» Exercise objective:
Beginning with the first line, set down every line through the one containing "(lpj) at (226,180)", exactly as it appears, but not the pictures.

» Data block:

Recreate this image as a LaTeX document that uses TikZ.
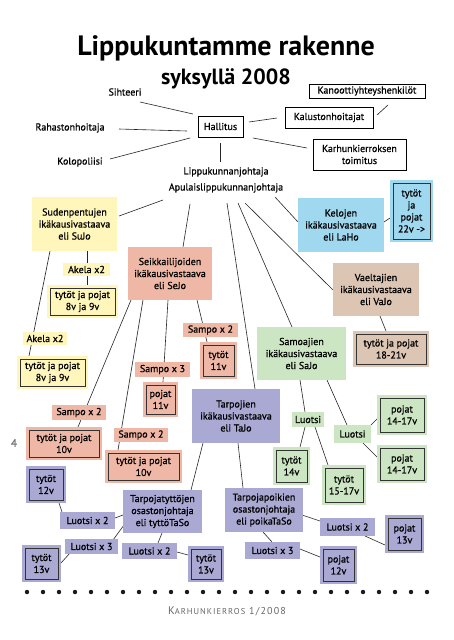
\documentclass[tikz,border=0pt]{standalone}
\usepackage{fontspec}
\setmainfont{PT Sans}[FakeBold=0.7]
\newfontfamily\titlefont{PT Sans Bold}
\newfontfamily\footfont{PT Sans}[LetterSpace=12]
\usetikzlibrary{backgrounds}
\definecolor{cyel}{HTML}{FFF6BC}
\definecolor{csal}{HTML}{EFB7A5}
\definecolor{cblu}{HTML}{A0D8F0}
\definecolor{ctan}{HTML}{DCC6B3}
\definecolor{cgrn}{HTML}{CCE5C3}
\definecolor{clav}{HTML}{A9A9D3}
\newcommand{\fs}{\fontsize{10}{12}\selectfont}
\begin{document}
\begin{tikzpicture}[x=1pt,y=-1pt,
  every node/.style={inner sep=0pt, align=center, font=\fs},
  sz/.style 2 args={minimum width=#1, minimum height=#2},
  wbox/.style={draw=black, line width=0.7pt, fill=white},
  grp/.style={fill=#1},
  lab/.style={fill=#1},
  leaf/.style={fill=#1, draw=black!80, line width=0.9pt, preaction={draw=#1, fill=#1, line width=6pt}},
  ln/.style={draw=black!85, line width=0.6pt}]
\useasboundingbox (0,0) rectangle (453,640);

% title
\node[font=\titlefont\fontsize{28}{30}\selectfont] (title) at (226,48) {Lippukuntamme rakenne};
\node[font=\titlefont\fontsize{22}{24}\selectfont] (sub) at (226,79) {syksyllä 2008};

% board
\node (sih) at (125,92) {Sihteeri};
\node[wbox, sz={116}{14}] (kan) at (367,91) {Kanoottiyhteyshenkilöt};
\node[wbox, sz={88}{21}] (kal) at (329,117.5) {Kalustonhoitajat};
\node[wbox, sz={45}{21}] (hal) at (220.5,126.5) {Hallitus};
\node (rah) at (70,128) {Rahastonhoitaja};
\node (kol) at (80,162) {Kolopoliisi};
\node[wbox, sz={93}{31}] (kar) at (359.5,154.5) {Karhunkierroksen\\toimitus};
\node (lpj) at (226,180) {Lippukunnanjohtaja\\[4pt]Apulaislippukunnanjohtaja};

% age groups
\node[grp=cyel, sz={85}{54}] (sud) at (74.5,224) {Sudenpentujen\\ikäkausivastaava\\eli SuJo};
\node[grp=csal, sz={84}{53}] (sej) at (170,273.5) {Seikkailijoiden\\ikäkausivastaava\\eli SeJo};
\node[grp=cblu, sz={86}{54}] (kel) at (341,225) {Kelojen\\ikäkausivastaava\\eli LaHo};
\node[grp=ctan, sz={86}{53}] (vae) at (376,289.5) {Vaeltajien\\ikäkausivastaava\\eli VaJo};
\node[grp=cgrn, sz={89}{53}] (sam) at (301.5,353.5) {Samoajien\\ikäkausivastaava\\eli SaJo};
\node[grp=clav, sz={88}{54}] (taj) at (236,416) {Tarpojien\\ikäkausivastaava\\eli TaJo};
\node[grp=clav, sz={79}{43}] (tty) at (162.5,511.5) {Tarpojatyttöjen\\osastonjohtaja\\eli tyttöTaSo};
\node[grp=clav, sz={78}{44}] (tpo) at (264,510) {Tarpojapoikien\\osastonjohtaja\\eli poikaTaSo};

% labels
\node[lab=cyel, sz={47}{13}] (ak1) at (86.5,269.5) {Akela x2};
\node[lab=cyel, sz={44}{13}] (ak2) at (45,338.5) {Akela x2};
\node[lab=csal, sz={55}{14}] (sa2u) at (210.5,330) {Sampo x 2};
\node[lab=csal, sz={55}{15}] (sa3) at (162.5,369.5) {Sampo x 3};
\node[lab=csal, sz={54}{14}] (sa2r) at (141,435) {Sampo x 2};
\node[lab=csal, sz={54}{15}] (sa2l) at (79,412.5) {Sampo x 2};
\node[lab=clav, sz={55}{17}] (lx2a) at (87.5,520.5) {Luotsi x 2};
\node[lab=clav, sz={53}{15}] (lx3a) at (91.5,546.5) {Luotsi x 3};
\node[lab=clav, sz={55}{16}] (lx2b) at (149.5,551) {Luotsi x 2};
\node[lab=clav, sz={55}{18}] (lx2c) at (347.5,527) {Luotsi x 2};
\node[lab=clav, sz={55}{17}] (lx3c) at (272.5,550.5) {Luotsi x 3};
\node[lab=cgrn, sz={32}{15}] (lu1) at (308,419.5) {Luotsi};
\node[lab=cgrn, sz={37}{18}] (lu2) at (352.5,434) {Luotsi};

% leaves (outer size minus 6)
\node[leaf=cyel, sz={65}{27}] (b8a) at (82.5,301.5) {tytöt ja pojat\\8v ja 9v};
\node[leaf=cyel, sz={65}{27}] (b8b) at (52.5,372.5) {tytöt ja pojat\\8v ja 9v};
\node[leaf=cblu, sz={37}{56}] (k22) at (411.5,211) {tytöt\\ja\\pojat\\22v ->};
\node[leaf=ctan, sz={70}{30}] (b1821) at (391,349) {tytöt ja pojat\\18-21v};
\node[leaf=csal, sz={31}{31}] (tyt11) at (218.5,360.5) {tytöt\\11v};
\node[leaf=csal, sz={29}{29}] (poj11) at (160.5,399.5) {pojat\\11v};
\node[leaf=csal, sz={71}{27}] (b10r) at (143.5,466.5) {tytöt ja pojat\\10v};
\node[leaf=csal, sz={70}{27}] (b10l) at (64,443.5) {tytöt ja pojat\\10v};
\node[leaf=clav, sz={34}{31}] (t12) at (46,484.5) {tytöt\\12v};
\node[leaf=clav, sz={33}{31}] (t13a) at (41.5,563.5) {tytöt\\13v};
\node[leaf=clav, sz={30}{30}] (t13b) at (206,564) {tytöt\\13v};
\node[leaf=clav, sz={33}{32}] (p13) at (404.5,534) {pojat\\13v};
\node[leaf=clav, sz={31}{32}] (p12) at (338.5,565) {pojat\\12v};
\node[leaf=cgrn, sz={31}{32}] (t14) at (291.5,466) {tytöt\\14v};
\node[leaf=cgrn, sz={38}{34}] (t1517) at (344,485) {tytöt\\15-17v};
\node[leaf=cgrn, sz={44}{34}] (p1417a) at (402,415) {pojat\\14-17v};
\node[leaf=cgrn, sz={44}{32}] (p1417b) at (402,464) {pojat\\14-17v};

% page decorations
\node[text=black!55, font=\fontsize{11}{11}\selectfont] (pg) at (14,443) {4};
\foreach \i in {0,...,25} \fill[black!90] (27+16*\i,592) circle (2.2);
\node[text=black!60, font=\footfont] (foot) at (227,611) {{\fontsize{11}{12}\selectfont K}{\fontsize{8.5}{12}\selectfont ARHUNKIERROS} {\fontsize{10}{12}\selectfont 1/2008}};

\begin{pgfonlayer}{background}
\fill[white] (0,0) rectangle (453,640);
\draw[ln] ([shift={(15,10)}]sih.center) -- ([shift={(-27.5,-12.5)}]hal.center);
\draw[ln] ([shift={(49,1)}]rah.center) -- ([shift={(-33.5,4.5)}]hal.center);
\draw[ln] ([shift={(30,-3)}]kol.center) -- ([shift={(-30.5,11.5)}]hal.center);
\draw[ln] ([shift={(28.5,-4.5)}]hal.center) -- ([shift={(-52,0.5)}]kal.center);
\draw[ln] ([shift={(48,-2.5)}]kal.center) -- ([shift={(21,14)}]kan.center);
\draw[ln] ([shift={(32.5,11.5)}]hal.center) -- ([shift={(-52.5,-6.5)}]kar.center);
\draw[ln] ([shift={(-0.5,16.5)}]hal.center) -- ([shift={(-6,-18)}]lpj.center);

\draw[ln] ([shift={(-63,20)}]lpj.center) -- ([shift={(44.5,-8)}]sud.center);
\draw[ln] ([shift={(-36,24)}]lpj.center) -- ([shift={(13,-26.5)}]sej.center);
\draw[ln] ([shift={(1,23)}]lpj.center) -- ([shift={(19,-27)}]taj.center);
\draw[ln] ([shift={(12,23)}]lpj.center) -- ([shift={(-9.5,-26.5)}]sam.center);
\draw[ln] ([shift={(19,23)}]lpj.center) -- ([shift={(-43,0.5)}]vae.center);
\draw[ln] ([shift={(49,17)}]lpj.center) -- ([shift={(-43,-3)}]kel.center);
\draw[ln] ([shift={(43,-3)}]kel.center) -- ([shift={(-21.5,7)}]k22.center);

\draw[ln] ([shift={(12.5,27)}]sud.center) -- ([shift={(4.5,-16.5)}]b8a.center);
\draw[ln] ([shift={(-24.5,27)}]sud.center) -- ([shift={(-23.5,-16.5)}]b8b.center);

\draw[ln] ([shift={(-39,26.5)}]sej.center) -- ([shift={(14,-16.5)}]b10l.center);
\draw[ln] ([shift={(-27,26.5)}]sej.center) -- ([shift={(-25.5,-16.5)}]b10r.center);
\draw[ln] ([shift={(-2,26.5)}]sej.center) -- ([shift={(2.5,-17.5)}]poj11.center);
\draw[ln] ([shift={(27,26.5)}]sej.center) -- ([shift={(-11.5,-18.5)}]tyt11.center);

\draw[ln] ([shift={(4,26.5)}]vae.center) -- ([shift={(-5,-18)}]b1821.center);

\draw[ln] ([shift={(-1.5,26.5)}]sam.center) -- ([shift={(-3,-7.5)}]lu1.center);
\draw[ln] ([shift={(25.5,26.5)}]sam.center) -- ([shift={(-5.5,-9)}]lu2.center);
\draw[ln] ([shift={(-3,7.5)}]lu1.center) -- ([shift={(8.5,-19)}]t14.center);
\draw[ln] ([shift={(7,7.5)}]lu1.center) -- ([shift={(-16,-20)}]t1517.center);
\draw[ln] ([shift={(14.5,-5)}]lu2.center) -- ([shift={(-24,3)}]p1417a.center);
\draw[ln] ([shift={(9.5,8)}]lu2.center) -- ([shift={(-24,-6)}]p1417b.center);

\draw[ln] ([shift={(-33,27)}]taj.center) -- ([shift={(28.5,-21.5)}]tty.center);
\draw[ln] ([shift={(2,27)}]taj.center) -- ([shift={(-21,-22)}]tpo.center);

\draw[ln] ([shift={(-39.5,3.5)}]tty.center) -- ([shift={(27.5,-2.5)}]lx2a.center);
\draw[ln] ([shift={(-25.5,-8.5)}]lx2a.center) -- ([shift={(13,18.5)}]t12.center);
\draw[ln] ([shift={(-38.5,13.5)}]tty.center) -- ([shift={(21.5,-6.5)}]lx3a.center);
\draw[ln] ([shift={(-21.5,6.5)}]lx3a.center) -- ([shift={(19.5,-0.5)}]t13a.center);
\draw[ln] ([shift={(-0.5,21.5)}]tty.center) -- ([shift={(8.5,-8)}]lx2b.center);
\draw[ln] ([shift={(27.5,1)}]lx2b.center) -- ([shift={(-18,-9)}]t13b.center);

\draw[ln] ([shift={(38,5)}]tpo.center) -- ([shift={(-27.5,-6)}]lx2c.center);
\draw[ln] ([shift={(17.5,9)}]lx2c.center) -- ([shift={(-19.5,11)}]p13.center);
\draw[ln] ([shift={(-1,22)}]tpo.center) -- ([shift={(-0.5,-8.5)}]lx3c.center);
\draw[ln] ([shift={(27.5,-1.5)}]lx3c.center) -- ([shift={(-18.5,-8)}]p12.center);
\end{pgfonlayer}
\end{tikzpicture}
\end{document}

» Response to the exercise:
Recreate this image as a LaTeX document that uses TikZ.
\documentclass[tikz,border=0pt]{standalone}
\usepackage{fontspec}
\setmainfont{PT Sans}[FakeBold=0.7]
\newfontfamily\titlefont{PT Sans Bold}
\newfontfamily\footfont{PT Sans}[LetterSpace=12]
\usetikzlibrary{backgrounds}
\definecolor{cyel}{HTML}{FFF6BC}
\definecolor{csal}{HTML}{EFB7A5}
\definecolor{cblu}{HTML}{A0D8F0}
\definecolor{ctan}{HTML}{DCC6B3}
\definecolor{cgrn}{HTML}{CCE5C3}
\definecolor{clav}{HTML}{A9A9D3}
\newcommand{\fs}{\fontsize{10}{12}\selectfont}
\begin{document}
\begin{tikzpicture}[x=1pt,y=-1pt,
  every node/.style={inner sep=0pt, align=center, font=\fs},
  sz/.style 2 args={minimum width=#1, minimum height=#2},
  wbox/.style={draw=black, line width=0.7pt, fill=white},
  grp/.style={fill=#1},
  lab/.style={fill=#1},
  leaf/.style={fill=#1, draw=black!80, line width=0.9pt, preaction={draw=#1, fill=#1, line width=6pt}},
  ln/.style={draw=black!85, line width=0.6pt}]
\useasboundingbox (0,0) rectangle (453,640);

% title
\node[font=\titlefont\fontsize{28}{30}\selectfont] (title) at (226,48) {Lippukuntamme rakenne};
\node[font=\titlefont\fontsize{22}{24}\selectfont] (sub) at (226,79) {syksyllä 2008};

% board
\node (sih) at (125,92) {Sihteeri};
\node[wbox, sz={116}{14}] (kan) at (367,91) {Kanoottiyhteyshenkilöt};
\node[wbox, sz={88}{21}] (kal) at (329,117.5) {Kalustonhoitajat};
\node[wbox, sz={45}{21}] (hal) at (220.5,126.5) {Hallitus};
\node (rah) at (70,128) {Rahastonhoitaja};
\node (kol) at (80,162) {Kolopoliisi};
\node[wbox, sz={93}{31}] (kar) at (359.5,154.5) {Karhunkierroksen\\toimitus};
\node (lpj) at (226,180) {Lippukunnanjohtaja\\[4pt]Apulaislippukunnanjohtaja};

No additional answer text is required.